As company leaders discuss the tools and technologies to support their post-pandemic work model, the conversation needs to include how they’re aligning the work with how workers value their own time.
Take, for instance, flexibility. Employers had to be flexible in how work got done during the pandemic, and in response, employees want that flexibility to be the new normal.
“HR tends to take an all-or-nothing approach to workplace flexibility, but I think HR has to really shift that thinking,” Harris says. For example, in a healthcare environment like nursing, it may seem like there’s no opportunity for flexibility. But hospitals are working on ways to make the nursing profession feel like a more sustainable career, such as allowing nurses to complete paperwork at home with a VPN or offering more flexibility in their shift scheduling. The same goes for roles typically filled with hourly employees. Giving workers more control over their scheduling is mutually beneficial: It meets the needs of employees and the demands of the business.
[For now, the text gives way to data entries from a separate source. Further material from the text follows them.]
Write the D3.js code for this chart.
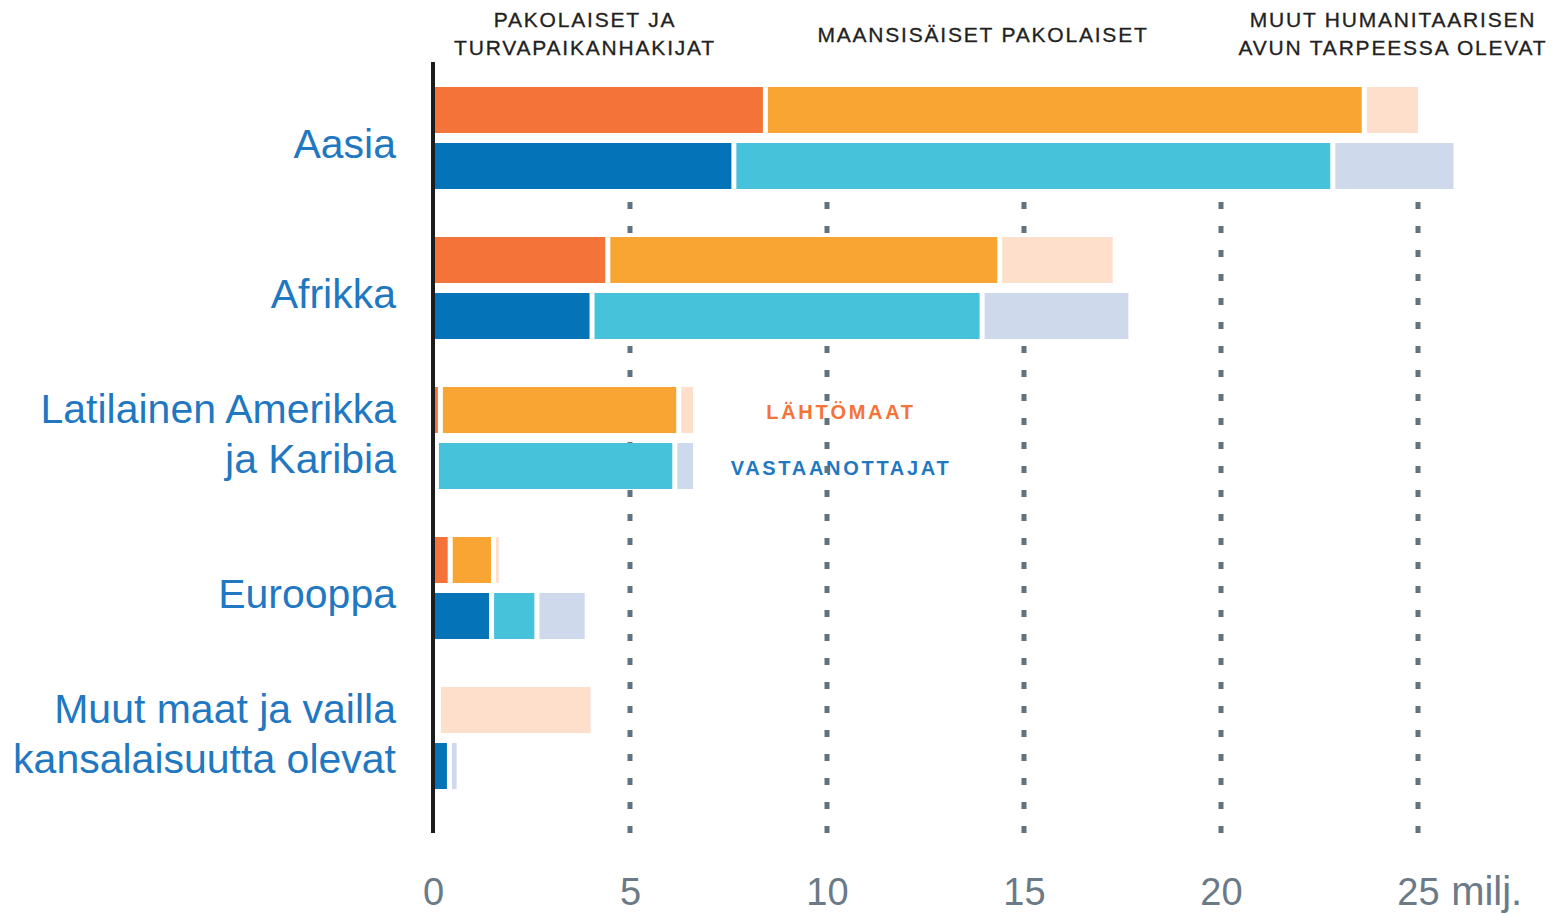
<!DOCTYPE html>
<meta charset="utf-8">
<head>
<style>
body { margin: 0; background: #fff; }
svg { display: block; font-family: "Liberation Sans", Arial, sans-serif; }
.region { fill: #1f78c1; font-size: 41px; }
.head { fill: #222; font-size: 21px; letter-spacing: 1.8px; stroke: #222; stroke-width: 0.3px; }
.legend { font-size: 20px; font-weight: bold; letter-spacing: 2.7px; }
.grid line { stroke: #617280; stroke-width: 5px; stroke-dasharray: 7,17; }
.axis text { fill: #6b7a86; font-size: 38px; font-family: "Liberation Sans", Arial, sans-serif; }
</style>
</head>
<body>
<svg width="1559" height="915"></svg>
<script src="https://cdn.jsdelivr.net/npm/d3@7"></script>
<script>
// regions (label lines)
var regions = ["Aasia", "Afrikka", "Latilainen Amerikka|ja Karibia", "Eurooppa", "Muut maat ja vailla|kansalaisuutta olevat"];

// millions: countries of origin (lähtömaat)
var originRefugees = [8.5, 4.5, 0.25, 0.5, 0.1],
    originIdp      = [15.2, 9.95, 6.05, 1.1, 0.1],
    originOther    = [1.3, 2.8, 0.3, 0.07, 3.8];

// millions: receiving countries (vastaanottajat)
var hostRefugees = [7.7, 4.1, 0.15, 1.55, 0.48],
    hostIdp      = [15.2, 9.9, 6.05, 1.15, 0],
    hostOther    = [3.0, 3.65, 0.4, 1.15, 0.12];

var ticks = [0, 5, 10, 15, 20, 25];

var originColors = ["#f37338", "#f9a533", "#fddfcb"],
    hostColors   = ["#0573b8", "#46c2da", "#cfd9ec"];

var svg = d3.select("svg");

var x = d3.scaleLinear().domain([0, 25]).range([433, 1418]);
var y = d3.scaleBand().domain(regions).range([63, 813]);

var barH = 46, innerGap = 10, segGap = 5;

// legend (grid dots run over it)
svg.append("text").attr("class", "legend").attr("fill", "#f37338")
  .attr("text-anchor", "middle").attr("x", 841).attr("y", 419).text("LÄHTÖMAAT");
svg.append("text").attr("class", "legend").attr("fill", "#1f78c1")
  .attr("text-anchor", "middle").attr("x", 841).attr("y", 475).text("VASTAANOTTAJAT");

// dotted grid
svg.append("g").attr("class", "grid")
  .selectAll("line").data(ticks.slice(1)).enter().append("line")
    .attr("x1", x).attr("x2", x)
    .attr("y1", 202).attr("y2", 836);

// stacked bars
function drawRow(series, colors, offset) {
  regions.forEach(function(r, i) {
    var vals = series.map(function(s) { return s[i]; });
    var start = 0;
    vals.forEach(function(v, k) {
      if (v <= 0) return;
      var later = vals.slice(k + 1).some(function(w) { return w > 0; });
      var x0 = x(start), x1 = x(start + v) - (later ? segGap : 0);
      start += v;
      if (x1 - x0 <= 0) return;
      svg.append("rect")
        .attr("x", x0)
        .attr("y", y(r) + y.bandwidth() / 2 + offset)
        .attr("width", x1 - x0)
        .attr("height", barH)
        .attr("fill", colors[k]);
    });
  });
}
drawRow([originRefugees, originIdp, originOther], originColors, -innerGap / 2 - barH);
drawRow([hostRefugees, hostIdp, hostOther], hostColors, innerGap / 2);

// vertical axis line
svg.append("line")
  .attr("x1", x(0)).attr("x2", x(0))
  .attr("y1", 62).attr("y2", 833)
  .attr("stroke", "#1c1c1c").attr("stroke-width", 4);

// region labels
regions.forEach(function(r) {
  var lines = r.split("|"),
      c = y(r) + y.bandwidth() / 2;
  var t = svg.append("text").attr("class", "region").attr("text-anchor", "end");
  lines.forEach(function(l, j) {
    t.append("tspan").attr("x", 396)
      .attr("y", lines.length == 1 ? c + 20 : c - 15 + j * 50)
      .text(l);
  });
});

// column headers
var heads = [
  {lines: ["PAKOLAISET JA", "TURVAPAIKANHAKIJAT"], cx: 585, y0: 27},
  {lines: ["MAANSISÄISET PAKOLAISET"], cx: 983, y0: 42},
  {lines: ["MUUT HUMANITAARISEN", "AVUN TARPEESSA OLEVAT"], cx: 1393, y0: 27}
];
heads.forEach(function(h) {
  var t = svg.append("text").attr("class", "head").attr("text-anchor", "middle");
  h.lines.forEach(function(l, j) {
    t.append("tspan").attr("x", h.cx).attr("y", h.y0 + j * 28).text(l);
  });
});

// x axis
var ax = svg.append("g").attr("class", "axis")
  .attr("transform", "translate(0,905)")
  .call(d3.axisBottom(x).tickValues(ticks).tickSize(0).tickFormat(d3.format("d")));
ax.select(".domain").remove();
ax.selectAll("text").attr("y", 0).attr("dy", 0);

var last = ax.selectAll(".tick text").filter(function(d) { return d == 25; });
var w = last.node().getComputedTextLength();
ax.append("text")
  .attr("x", x(25) + w / 2 + 12).attr("y", 0)
  .attr("text-anchor", "start")
  .style("font-size", "40px")
  .text("milj.");
</script>
</body>
</html>
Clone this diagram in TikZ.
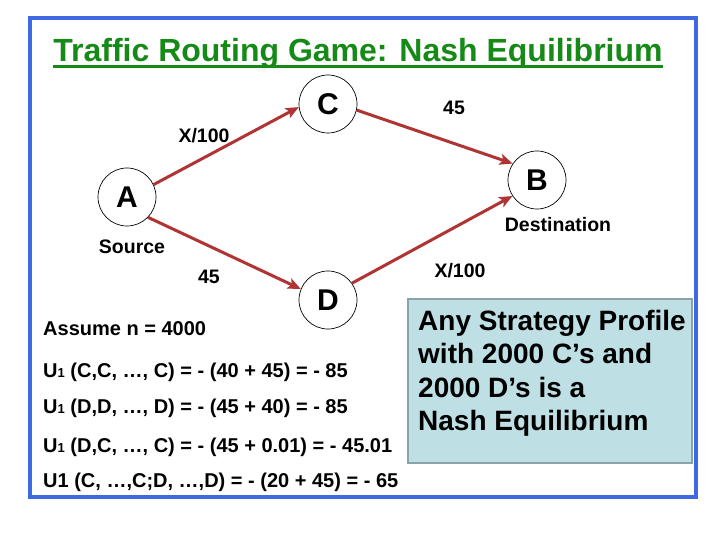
\documentclass[tikz,border=0pt]{standalone}
\usepackage{fontspec}
\setmainfont{Liberation Sans}
\usetikzlibrary{arrows.meta}
\definecolor{frameblue}{RGB}{64,104,224}
\definecolor{titlegreen}{RGB}{22,138,22}
\definecolor{edgered}{RGB}{176,52,52}
\definecolor{boxfill}{RGB}{190,224,228}
\definecolor{boxedge}{RGB}{138,162,170}
\newcommand{\smallone}{{\fontsize{13}{13}\selectfont 1}}
\begin{document}
\begin{tikzpicture}[x=1pt,y=-1pt,
  vertex/.style={circle,draw=black,line width=0.7pt,fill=white,minimum size=58pt,inner sep=0pt,font=\fontsize{30}{30}\selectfont\bfseries},
  lbl/.style={inner sep=0pt,anchor=base,font=\fontsize{19.5}{19.5}\selectfont\bfseries},
  eqline/.style={inner sep=0pt,anchor=base west,font=\fontsize{20}{20}\selectfont\bfseries},
  boxtext/.style={inner sep=0pt,anchor=base west,font=\fontsize{28}{28}\selectfont\bfseries},
  route/.style={draw=edgered,line width=3pt,-{Stealth[length=13pt,width=11pt,inset=3pt]}}
]
\useasboundingbox (0,0) rectangle (720,540);
\fill[white] (0,0) rectangle (720,540);
% frame
\draw[frameblue,line width=4pt] (30,18) rectangle (696,497);
% title
\node (title) [inner sep=0pt,anchor=base,text=titlegreen,font=\fontsize{32}{32}\selectfont\bfseries] at (358,62) {Traffic Routing Game: Nash Equilibrium};
\draw[titlegreen,line width=2.5pt] ([yshift=-4.5pt]title.base west) -- ([yshift=-4.5pt]title.base east);
% nodes
\node (A) [vertex] at (127,197) {A};
\node (B) [vertex] at (537,180) {B};
\node (C) [vertex] at (328,104) {C};
\node (D) [vertex] at (328,300) {D};
% edges
\draw[route] (A.25) -- (C.186);
\draw[route] (C.-12) -- (B.146);
\draw[route] (A.-44) -- (D.158);
\draw[route] (D.35) -- (B.213);
% labels
\node (lac) [lbl] at (204,143) {X/100};
\node (lcb) [lbl] at (454,115) {45};
\node (lad) [lbl] at (209,283) {45};
\node (ldb) [lbl] at (460,277) {X/100};
\node (src) [lbl] at (132,254) {Source};
\node (dst) [lbl] at (558,232) {Destination};
% equations
\node (e0) [eqline] at (43,335) {Assume n = 4000};
\node (e1) [eqline] at (43,377) {U\smallone\ (C,C, …, C) = - (40 + 45) = - 85};
\node (e2) [eqline] at (43,413) {U\smallone\ (D,D, …, D) = - (45 + 40) = - 85};
\node (e3) [eqline] at (43,452) {U\smallone\ (D,C, …, C) = - (45 + 0.01) = - 45.01};
\node (e4) [eqline] at (43,487) {U1 (C, …,C;D, …,D) = - (20 + 45) = - 65};
% box
\node (pbox) [draw=boxedge,fill=boxfill,line width=2.5pt,minimum width=284pt,minimum height=164pt,inner sep=0pt,outer sep=0pt,anchor=north west] at (408,299) {};
\node (p1) [boxtext] at (418,330) {Any Strategy Profile};
\node (p2) [boxtext] at (418,363) {with 2000 C’s and};
\node (p3) [boxtext] at (418,397) {2000 D’s is a};
\node (p4) [boxtext] at (418,430) {Nash Equilibrium};
\end{tikzpicture}
\end{document}
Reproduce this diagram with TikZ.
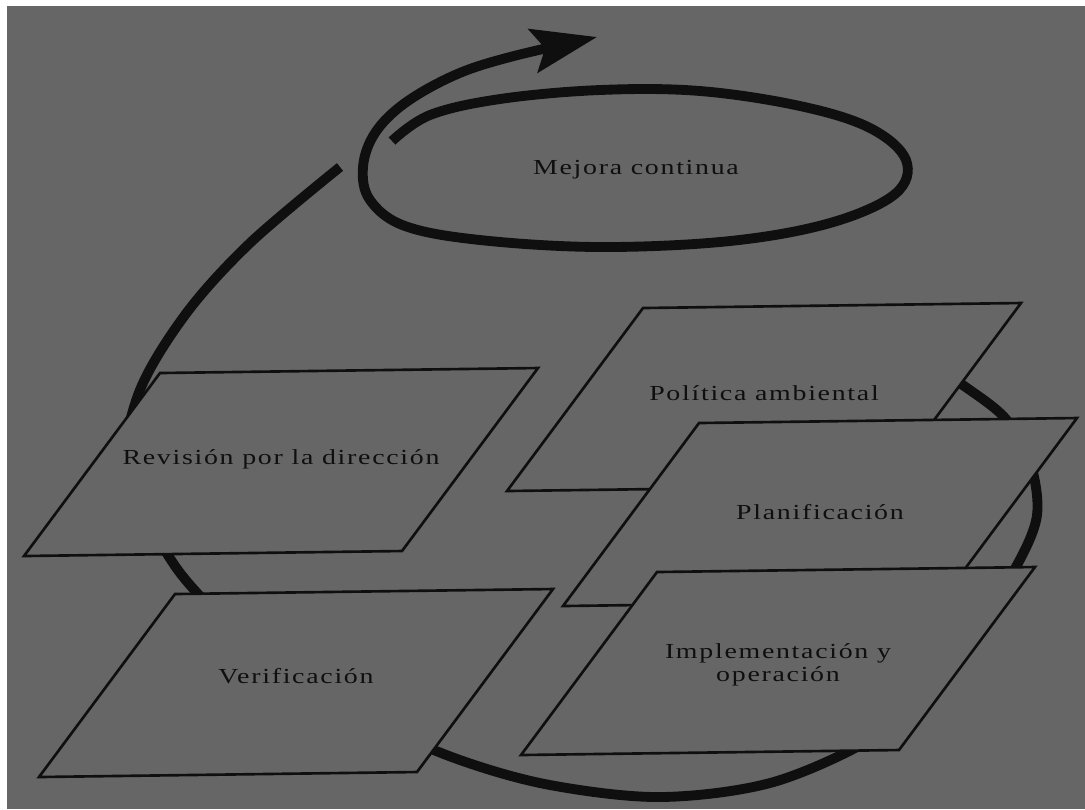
\documentclass[tikz,border=0pt]{standalone}
\usepackage{fontspec}
\setmainfont{Liberation Serif}[FakeStretch=1.3,LetterSpace=8]
\usetikzlibrary{arrows.meta}

\definecolor{scan}{gray}{0.40}
\definecolor{ink}{gray}{0.06}

\tikzset{
  card/.style={draw=ink, fill=scan, line width=0.75pt},
  cycleline/.style={draw=ink, line width=2.8pt},
  tag/.style={font=\fontsize{6.1pt}{6.6pt}\selectfont, align=center, text=ink},
}

\begin{document}
\begin{tikzpicture}[x=0.1mm, y=-0.1mm]
\fill[white] (0,0) rectangle (1085,809);
\fill[scan] (7,6) rectangle (1085,809);
\useasboundingbox (0,0) rectangle (1085,809);

% big cycle, mostly behind the cards
\draw[cycleline] plot[smooth, tension=0.55] coordinates {(905,345) (960,383) (1005,418) (1030,462) (1037,515) (1017,565) (985,610) (950,655) (905,705) (866,742) (770,783) (660,797) (550,785) (460,760) (380,725) (290,670) (225,620) (190,585) (166,552) (125,480) (138,395) (185,315) (250,243) (340,167)};

% spiral round the ellipse, ending in the arrow
\draw[cycleline, -{Stealth[length=6.5mm, width=4.4mm, inset=1.2mm]}] plot[smooth, tension=0.6] coordinates {(392,141) (430,115) (500,99) (600,90) (700,91) (800,106) (870,128) (906,160) (895,194) (830,223) (730,241) (600,247) (480,240) (405,226) (370,200) (363,167) (375,133) (405,103) (455,75) (510,57) (597,37)};
\node[tag] (mejora) at (636,170) {Mejora continua};

% the five cards
\foreach \cx/\cy/\ty/\nm/\txt in {
  281/462/-3/rev/{Revisión por la dirección},
  296/683/-7/ver/Verificación,
  764/397/-4/pol/{Política ambiental},
  820/512/0/pla/Planificación,
  778/661/4/imp/{Implementación y\\operación}}
{
  \draw[card] (\cx,\cy) ++(-257,94) -- ++(378,-5) -- ++(136,-183) -- ++(-378,5) -- cycle;
  \node[tag] (\nm) at (\cx,\cy+\ty) {\txt};
}
\end{tikzpicture}
\end{document}
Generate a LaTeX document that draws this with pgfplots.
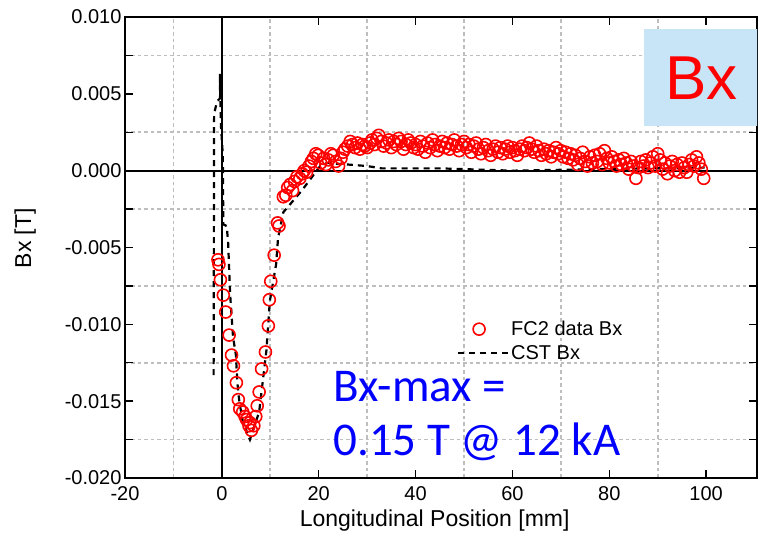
\documentclass[border=0pt]{standalone}
\usepackage{pgfplots}
\pgfplotsset{compat=1.18}
\usepackage{pgfplotstable}
\usepackage{fontspec}
\setmainfont{Liberation Sans}
\newfontfamily\carlito{Carlito}
\definecolor{boxblue}{RGB}{200,229,248}
\definecolor{gridgray}{RGB}{190,190,190}

% FC2 measured data: position [mm], Bx [T]
\pgfplotstableread{
x y
-0.8 -0.0058
-0.6 -0.0061
-0.3 -0.0071
0.3 -0.0081
0.8 -0.0092
1.5 -0.0107
2.0 -0.0120
2.4 -0.0127
3.0 -0.0138
3.4 -0.0149
3.7 -0.0155
4.3 -0.0157
4.8 -0.0160
5.1 -0.0162
5.6 -0.0166
5.8 -0.0164
6.1 -0.0169
6.6 -0.0166
7.0 -0.0160
7.3 -0.0153
7.7 -0.0144
8.2 -0.0129
9.0 -0.0118
9.6 -0.0101
9.8 -0.0084
10.1 -0.0072
10.8 -0.0055
11.5 -0.0034
11.8 -0.0036
12.7 -0.0017
13.2 -0.0016
13.6 -0.0011
14.1 -0.0009
14.6 -0.0013
15.0 -0.0007
15.5 -0.0004
16.1 -0.0005
16.6 -0.0002
17.0 0.0000
17.5 -0.0001
18.0 0.0003
18.5 0.0006
18.9 0.0008
19.4 0.0011
19.9 0.0010
20.4 0.0005
21.0 0.0008
21.5 0.0004
22.0 0.0007
22.5 0.0011
23.0 0.0010
23.5 0.0006
24.1 0.0003
24.6 0.0008
25.0 0.0012
25.4 0.0014
26.0 0.0016
26.5 0.0019
27.0 0.0017
27.5 0.0015
28.0 0.0018
28.5 0.0014
29.0 0.0017
29.5 0.0016
30.0 0.0015
30.6 0.0018
31.0 0.0020
31.5 0.0017
32.0 0.0021
32.4 0.0023
32.9 0.0019
33.4 0.0016
34.0 0.0018
34.5 0.0020
35.0 0.0015
35.5 0.0019
36.0 0.0017
36.5 0.0021
37.0 0.0019
37.5 0.0014
38.0 0.0017
38.5 0.0020
39.0 0.0018
39.6 0.0015
40.0 0.0017
40.5 0.0014
41.0 0.0019
41.5 0.0016
42.0 0.0012
42.5 0.0018
43.0 0.0015
43.5 0.0020
44.0 0.0017
44.5 0.0013
45.0 0.0016
45.5 0.0019
46.0 0.0015
46.5 0.0018
47.0 0.0014
47.5 0.0017
48.0 0.0020
48.5 0.0016
49.0 0.0013
49.5 0.0017
50.0 0.0019
50.5 0.0015
51.0 0.0017
51.5 0.0012
52.0 0.0016
52.5 0.0018
53.0 0.0014
53.5 0.0011
54.0 0.0015
54.5 0.0017
55.0 0.0013
55.5 0.0010
56.0 0.0014
56.5 0.0016
57.0 0.0012
57.5 0.0015
58.0 0.0011
58.5 0.0014
59.0 0.0016
59.5 0.0012
60.0 0.0015
60.5 0.0013
61.0 0.0010
61.5 0.0014
62.0 0.0016
62.5 0.0013
63.0 0.0015
63.5 0.0018
64.0 0.0014
64.5 0.0012
65.0 0.0016
65.5 0.0013
66.0 0.0010
66.5 0.0014
67.0 0.0011
67.5 0.0013
68.0 0.0009
68.5 0.0012
69.0 0.0015
69.5 0.0011
70.0 0.0013
70.5 0.0009
71.0 0.0012
71.5 0.0008
72.0 0.0011
72.5 0.0007
73.0 0.0010
73.5 0.0004
74.0 0.0008
74.5 0.0012
75.0 0.0006
75.5 0.0003
76.0 0.0009
76.5 0.0005
77.0 0.0010
77.5 0.0006
78.0 0.0011
78.5 0.0004
79.0 0.0013
79.5 0.0008
80.0 0.0005
80.5 0.0009
81.0 0.0006
81.5 0.0003
82.0 0.0007
82.5 0.0004
83.0 0.0008
83.5 0.0005
84.0 0.0001
84.5 0.0006
85.0 0.0003
85.5 -0.0005
86.0 0.0002
86.5 0.0006
87.0 0.0003
87.5 0.0007
88.0 0.0002
88.5 0.0005
89.0 0.0009
89.5 0.0003
90.0 0.0011
90.5 0.0007
91.0 0.0001
91.5 0.0005
92.0 -0.0002
92.5 0.0003
93.0 0.0006
93.5 0.0000
94.0 0.0004
94.5 -0.0001
95.0 0.0005
95.5 0.0002
96.0 -0.0001
96.5 0.0004
97.0 0.0007
97.5 0.0003
98.0 0.0009
98.5 0.0005
99.0 0.0001
99.5 -0.0005
}\fctwo

% CST simulation
\pgfplotstableread{
x y
-1.7 -0.0133
-1.6 0.0037
-1.0 0.0045
-0.4 0.0047
-0.4 0.0063
-0.2 0.0030
0.2 0.0010
0.3 -0.0035
1.0 -0.0036
1.3 -0.0047
1.7 -0.0080
2.3 -0.0108
2.9 -0.0120
3.2 -0.0138
3.6 -0.0150
4.3 -0.0163
5.8 -0.0175
7.7 -0.0157
9.2 -0.0117
9.9 -0.0085
11.2 -0.0061
11.6 -0.0044
12.7 -0.0027
16.5 -0.0013
20.3 0.0003
21.7 0.0005
26.0 0.0004
30.0 0.0003
33.0 0.00015
45.0 0.00015
60.0 0.0000
78.0 0.0001
100.0 0.0002
}\cst

\begin{document}
\begin{tikzpicture}
\begin{axis}[
    scale only axis,
    width=632pt, height=461pt,
    xmin=-20, xmax=110.5,
    ymin=-0.020, ymax=0.010,
    xtick={-20,0,...,100},
    minor xtick={-10,10,...,90},
    ytick={-0.020,-0.015,...,0.010},
    minor ytick={-0.0175,-0.0125,...,0.0075},
    scaled y ticks=false,
    yticklabel style={/pgf/number format/.cd, fixed, fixed zerofill, precision=3},
    /pgf/number format/assume math mode=true,
    tick label style={font=\fontsize{20}{24}\selectfont},
    xticklabel style={yshift=-5pt},
    tick align=inside,
    major tick length=8pt,
    minor x tick style={draw=none},
    every tick/.style={black, line width=1.4pt},
    minor tick length=8pt,
    axis line style={line width=2pt},
    minor grid style={gridgray, line width=1.6pt, dash pattern=on 3.5pt off 3pt},
    grid=minor,
    xlabel={Longitudinal Position [mm]},
    ylabel={Bx [T]},
    label style={font=\fontsize{23}{27}\selectfont},
    xlabel style={at={(rel axis cs:0.49,-0.093)}, anchor=center},
    ylabel style={at={(rel axis cs:-0.158,0.52)}, anchor=center},
    legend style={at={(rel axis cs:0.525,0.345)}, anchor=north west, draw=none, fill=none,
        font=\fontsize{20}{24}\selectfont, row sep=4pt, inner sep=0pt,
        cells={anchor=west}},
    legend cell align=left,
]
\addplot[only marks, red, mark=o, mark size=6pt, line width=1.6pt,
    legend image code/.code={\path[draw=none] (0pt,0pt) -- (50pt,0pt);
        \draw[red, line width=1.6pt, mark=o, mark size=6pt]
        plot[only marks] coordinates {(21pt,0pt)};}]
    table[x=x, y=y] {\fctwo};
\addlegendentry{FC2 data Bx}
\addplot[black, line width=2.2pt, dash pattern=on 6pt off 5pt, no marks,
    legend image code/.code={\draw[black, line width=2.2pt, dash pattern=on 6pt off 5pt]
        (0pt,0pt) -- (50pt,0pt);}]
    table[x=x, y=y] {\cst};
\addlegendentry{CST Bx}

% zero lines
\draw[black, line width=2.2pt] (axis cs:0,-0.020) -- (axis cs:0,0.010);
\draw[black, line width=2.2pt] (axis cs:-20,0) -- (axis cs:110.5,0);

\node[anchor=base west, text=blue, font=\carlito\fontsize{47}{50}\selectfont, inner sep=0pt]
    at (axis cs:23,-0.0150) {Bx-max =};
\node[anchor=base west, text=blue, font=\carlito\fontsize{47}{50}\selectfont, inner sep=0pt]
    at (axis cs:23,-0.01852) {0.15 T @ 12 kA};
\node[anchor=north east, fill=boxblue, text=red, minimum width=115pt, minimum height=97pt,
    inner sep=0pt, font=\fontsize{62}{62}\selectfont]
    at ([xshift=2pt, yshift=-12pt]rel axis cs:1,1) {Bx};
\end{axis}
\pgfresetboundingbox
\path ([xshift=-125pt,yshift=-71pt]current axis.south west)
    rectangle ([xshift=4pt,yshift=17pt]current axis.north east);
\end{tikzpicture}
\end{document}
“So I think the conversation is about thinking more broadly about, ‘What can I offer as flexibility,’ versus, ‘What are the limitations of what I can offer my workforce,’” Harris says.
Another consideration is how HR workflows and processes reinforce the value that workers place on their time. For example, HR systems have enabled employees and their managers to be engaged and empowered at work with self-service tools. However, those same tools take managers away from where they want to spend their time.
“We're hearing multiple examples where managers are saying, ‘It's too much now. What is HR doing? Why do I have to approve all the compensation, review all the interviews, manage all of the skill sets, and approve everybody's time?’” Harris says. “The self-service component of the conversation forgot that we were trying to create an outcome where people had not only more flexibility, but they also had more time.”
Harris continues: “Every HR professional should be questioning their workflows and then their work processes with the eye towards, ‘Is this achieving the outcome, and what am I doing with the data, and what am I doing with what I'm asking them to do?’ So the idea of automation in our HR tools and process has to really flow with the idea of what do we absolutely need people to see, when do we need them to see it, and how do we create an environment where they're getting more out of the time they're investing.”